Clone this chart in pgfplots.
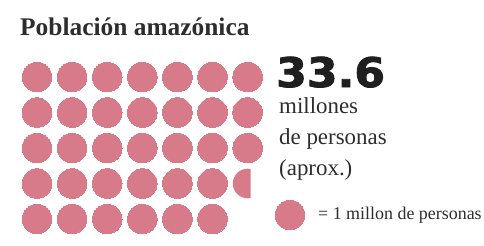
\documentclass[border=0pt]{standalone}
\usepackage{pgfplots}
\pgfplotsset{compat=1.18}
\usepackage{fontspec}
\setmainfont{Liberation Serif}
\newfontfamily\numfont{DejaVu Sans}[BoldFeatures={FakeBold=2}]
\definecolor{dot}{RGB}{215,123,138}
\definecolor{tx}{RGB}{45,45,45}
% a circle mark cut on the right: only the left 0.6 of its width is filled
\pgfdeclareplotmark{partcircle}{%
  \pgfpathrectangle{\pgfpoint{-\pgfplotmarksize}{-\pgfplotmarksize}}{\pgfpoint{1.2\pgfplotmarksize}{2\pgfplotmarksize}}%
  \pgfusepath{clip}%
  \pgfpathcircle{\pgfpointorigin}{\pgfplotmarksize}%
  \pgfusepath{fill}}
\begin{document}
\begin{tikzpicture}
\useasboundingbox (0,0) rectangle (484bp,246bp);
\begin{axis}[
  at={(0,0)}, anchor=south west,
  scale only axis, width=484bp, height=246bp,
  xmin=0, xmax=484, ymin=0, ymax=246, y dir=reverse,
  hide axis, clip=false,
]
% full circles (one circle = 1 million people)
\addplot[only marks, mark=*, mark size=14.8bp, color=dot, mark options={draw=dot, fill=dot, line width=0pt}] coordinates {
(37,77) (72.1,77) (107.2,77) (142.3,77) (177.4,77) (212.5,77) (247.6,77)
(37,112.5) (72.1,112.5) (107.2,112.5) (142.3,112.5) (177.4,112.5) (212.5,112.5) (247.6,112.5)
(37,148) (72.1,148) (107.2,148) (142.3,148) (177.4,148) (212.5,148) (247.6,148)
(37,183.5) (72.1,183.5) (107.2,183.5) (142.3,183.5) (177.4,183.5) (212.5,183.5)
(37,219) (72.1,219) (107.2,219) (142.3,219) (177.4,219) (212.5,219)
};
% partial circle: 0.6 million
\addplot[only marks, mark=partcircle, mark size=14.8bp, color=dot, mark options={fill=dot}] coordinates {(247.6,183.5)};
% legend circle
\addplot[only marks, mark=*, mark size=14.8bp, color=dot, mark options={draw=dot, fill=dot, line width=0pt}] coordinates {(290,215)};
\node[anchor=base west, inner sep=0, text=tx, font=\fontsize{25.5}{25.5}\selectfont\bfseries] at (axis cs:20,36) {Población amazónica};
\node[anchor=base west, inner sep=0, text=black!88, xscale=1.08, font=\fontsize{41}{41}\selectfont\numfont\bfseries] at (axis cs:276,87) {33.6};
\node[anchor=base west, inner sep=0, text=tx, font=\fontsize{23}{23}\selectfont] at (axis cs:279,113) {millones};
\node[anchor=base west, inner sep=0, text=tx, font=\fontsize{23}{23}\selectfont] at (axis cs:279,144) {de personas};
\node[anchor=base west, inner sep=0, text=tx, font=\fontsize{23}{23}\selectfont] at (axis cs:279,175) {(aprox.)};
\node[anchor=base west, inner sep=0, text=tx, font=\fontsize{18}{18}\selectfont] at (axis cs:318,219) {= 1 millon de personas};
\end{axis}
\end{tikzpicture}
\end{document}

...

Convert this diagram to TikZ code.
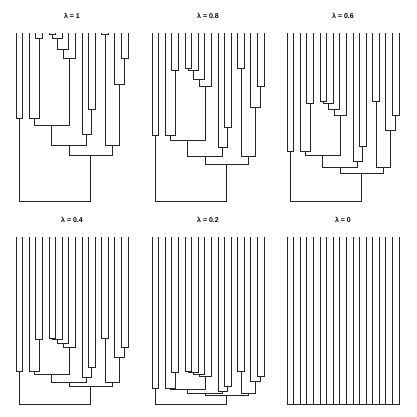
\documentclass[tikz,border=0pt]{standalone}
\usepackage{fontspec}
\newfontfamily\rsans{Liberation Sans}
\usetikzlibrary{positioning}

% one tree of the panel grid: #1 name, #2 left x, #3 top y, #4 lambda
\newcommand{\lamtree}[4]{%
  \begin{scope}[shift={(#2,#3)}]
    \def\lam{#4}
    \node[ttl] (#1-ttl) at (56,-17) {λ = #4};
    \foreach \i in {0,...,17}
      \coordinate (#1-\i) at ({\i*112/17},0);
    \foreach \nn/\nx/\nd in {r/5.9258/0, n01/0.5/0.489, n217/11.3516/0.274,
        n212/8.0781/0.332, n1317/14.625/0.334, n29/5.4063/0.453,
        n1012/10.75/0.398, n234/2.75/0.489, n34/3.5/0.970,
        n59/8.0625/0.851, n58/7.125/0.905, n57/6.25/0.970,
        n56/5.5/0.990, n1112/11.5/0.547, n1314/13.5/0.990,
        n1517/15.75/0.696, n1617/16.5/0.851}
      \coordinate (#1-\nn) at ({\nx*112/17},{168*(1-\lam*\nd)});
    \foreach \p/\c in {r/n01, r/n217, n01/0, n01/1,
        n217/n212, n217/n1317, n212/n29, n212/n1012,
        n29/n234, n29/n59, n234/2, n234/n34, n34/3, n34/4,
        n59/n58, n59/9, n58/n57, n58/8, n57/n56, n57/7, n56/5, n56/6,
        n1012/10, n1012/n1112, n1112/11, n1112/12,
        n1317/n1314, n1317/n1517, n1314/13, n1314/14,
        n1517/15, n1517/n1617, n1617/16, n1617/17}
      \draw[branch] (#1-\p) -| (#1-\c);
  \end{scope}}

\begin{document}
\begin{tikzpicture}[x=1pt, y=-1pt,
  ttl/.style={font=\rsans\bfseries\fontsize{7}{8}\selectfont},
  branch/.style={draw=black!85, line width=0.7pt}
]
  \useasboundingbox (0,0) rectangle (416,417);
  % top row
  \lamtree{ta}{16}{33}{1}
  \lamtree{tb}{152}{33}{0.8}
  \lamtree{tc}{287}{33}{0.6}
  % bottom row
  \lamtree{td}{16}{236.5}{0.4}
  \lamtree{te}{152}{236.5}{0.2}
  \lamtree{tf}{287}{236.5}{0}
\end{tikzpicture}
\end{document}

WORK REQUIRED: Within the entries above, work out how many lines contain the word "this". The number alone is the answer.

TASK OUTPUT: 2